KAPIL AGARWAL
VERSUS
SANJAY SHARMA AND OTHERS
CRIMINAL APPEAL NO. 142 OF 2021, Decided on March 01,2021.
BENCH- Dhananjaya Y. Chandrachud, M.R.
Shah, JJ.
FACTS
In the present case ‘A’ is a
licensed franchisee engaged in manufacture and sale of carbonated sweetened
water, juice etc. Thereafter ‘A’ appointed ‘B’ as a distributor of particular
area which was subsequently terminated due to non-payment of dues by B. B
issued a cheque which was dishonoured on grounds of insufficient fund. A filed
a complaint under Section 138 of the Negotiable Instrument Act. The said
complaint is presently pending for disposal. Thereafter B filed another case
for misappropriation under Section 156(3) of the Cr.P.C against A which is
pending before the learned Magistrate. Later, after a period of approximately
two years, B lodged the impugned FIR against the appellants under Sections
406/420 IPC. The allegations in the said FIR are same/similar to the
allegations levelled in the application under Section 156(3) Cr.P.C., which is
pending consideration before the learned Magistrate.
ISSUE
Whether a separate FIR is allowed on allegation same/similar
to the allegations levelled in the application under Section 156(3) Cr.P.C.,
which is pending before the Magistrate?
HELD
The Supreme Court without expressing any opinion on the
merit of the case as whether the offence is made out against the appellants as
alleged in Section 156(3) Cr.P.C. application held that the impugned FIR is
nothing but an abuse of process of law and to harass the appellants-accused and
the Court was of the opinion that the High Court ought to have exercised the
powers under Article 226 of the Constitution of India/482 Cr.P.C. and ought to
have quashed the impugned FIR to secure the ends of justice.
The Supreme Court answered the question in negative and held
that the separate FIR with the same allegations and averment which is pending
before the learned Magistrate would not be abuse of process of law. The Hon’ble
Supreme Court referred to Section 210 of Cr.P.C which states that when in a
case instituted otherwise than on a police report, i.e., in a complaint case,
during the course of the inquiry or trial held by the Magistrate, it appears to
the Magistrate that an investigation by the police is in progress in relation
to the offence which is the subject matter of the inquiry or trial held by him,
the Magistrate shall stay the proceedings of such inquiry or trial and call for
a report on the matter from the police officer conducting the investigation.

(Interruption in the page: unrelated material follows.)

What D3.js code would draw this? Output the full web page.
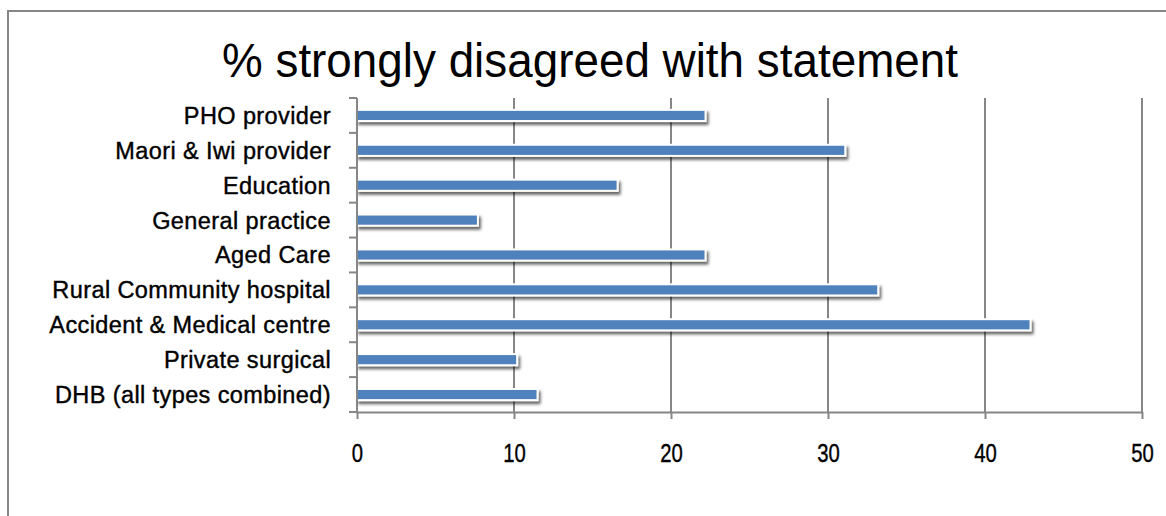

It also provides that if a report is made by the
investigating police officer under Section 173 Cr.P.C. and on such report
cognizance of any offence is taken by the Magistrate against any person who is
an accused in the complaint case, the Magistrate shall inquire into or try
together the complaint case and the case arising out of the police report as if
both the cases were instituted on a police report.
It also further provides that if the police report does not
relate to any accused in the complaint case or if the Magistrate does not take
cognizance of any offence on the police report, he shall proceed with the
inquiry or trial, which was stayed by him, in accordance with the provisions of
Cr.P.C. Thus, merely because on the same set of facts with the same allegations
and averments earlier the complaint is filed, there is no bar to lodge the FIR
with the police station with the same allegations and averments.
The Hon’ble Supreme Court
further held that if the subsequent FIR is an abuse of the process of law and
is lodged only to harass the accused the same could be quashed using Article
226 of Constitution or Section 482 of Cr.P.C.
Using the abovementioned provisions court culled that the
impugned FIR is nothing but an abuse of process of law and can be said to be
filed with a view to harass the appellants. Therefore impugned FIR registered
subsequently will be set aside and the present appeal is allowed.